DNA : « Badgeo : menace pour la vie privée ? / Un espion amnésique »
26/05/2009

Lancée voilà cinq ans par la Compagnie des transports strasbourgeois (CTS), la carte à puce Badgeo permet la collecte des données des déplacements effectués par son détenteur. La version anonyme du pass, recommandée par la CNIL, n’est pas proposée par la CTS.

La carte à puce est la version high tech du bon vieux ticket papier. « Intelligent », ce titre de transport nouvelle génération contient toute une série de données personnelles sur son détenteur : nom, date de naissance, situation socioprofessionnelle, ou encore téléphone, adresse, éventuellement relevé d’identité bancaire.

Cette modernisation présente de nombreux avantages mais, revers de la médaille, elle menacerait les libertés publiques.

Pour la CNIL (Commission nationale de l’informatique et des libertés, Autorisation unique du 3 juin 2008), le système « est de nature à porter atteinte tant à la liberté fondamentale d’aller et venir qu’au droit à la vie privée ».

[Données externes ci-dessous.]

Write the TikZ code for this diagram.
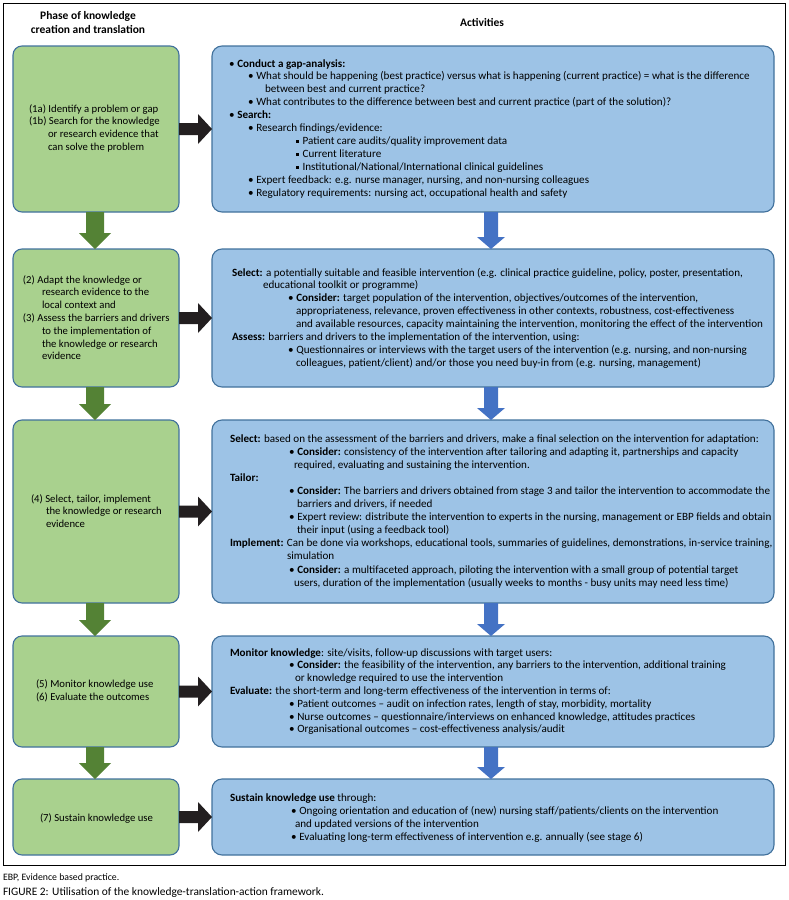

Pourquoi ? La technologie utilisée, explique la commission, permet de « mémoriser, tant sur la carte qu’au poste central de l’exploitant, non seulement les date, heure et lieu de passage mais aussi le numéro de carte utilisé qui rend possible, à partir du fichier clientèle, l’identification du titulaire de la carte ». Autrement dit, les déplacements peuvent être reconstitués. Qu’il s’agisse d’un trajet domicile-travail ou d’une virée chez son amant(e).

Garde-fous

La carte de transport à puce serait-elle un outil de surveillance ? Un mouchard ? Elle pourrait l’être. Mais la CNIL a imaginé des garde-fous.

Le nombre d’événements enregistrés dans la carte doit être limité à quatre et les données de validation doivent être conservées 48 heures maximum par la compagnie de transport.

Le pass est un espion ? Faisons-en un amnésique, répond la CNIL. C’est ce que fait la CTS avec sa propre carte à puce, le pass Badgeo, lancé en 2004.

Mais ce n’est pas tout. La commission insiste aussi sur « le choix [devant] être laissé aux usagers d’utiliser des titres de transport anonymes ». En leur proposant une carte à puce dont le numéro n’est pas associé au fichier client de son détenteur. Dans ce cas, il est impossible d’établir le moindre lien entre l’abonné et les déplacements de son badge.

Informatique et libertés

A la CTS, nulle trace d’un tel titre transport : tout abonné possède inévitablement un badge nominatif. « Nous pensons mettre en place des cartes anonymes, mais simplement pour charger des tickets, pas des abonnements », précise Camille Janton. Pourquoi une telle absence ?

D’abord, le pass Badgeo a été lancé avant que la CNIL ne détaille sa doctrine sur la question, en juin 2008. Si la CTS lançait Badgeo aujourd’hui, une carte d’abonné anonyme serait sans doute proposée à ses clients. Mais dans l’état actuel des choses, la compagnie est en règle.

Deuxième explication : aucun Strasbourgeois n’a déposé de plainte auprès de la CNIL sur ce sujet. Si tel était le cas, « notre position en serait renforcée », assure-t-on à la commission.

En attendant, la carte strasbourgeoise conserve son caractère potentiellement intrusif.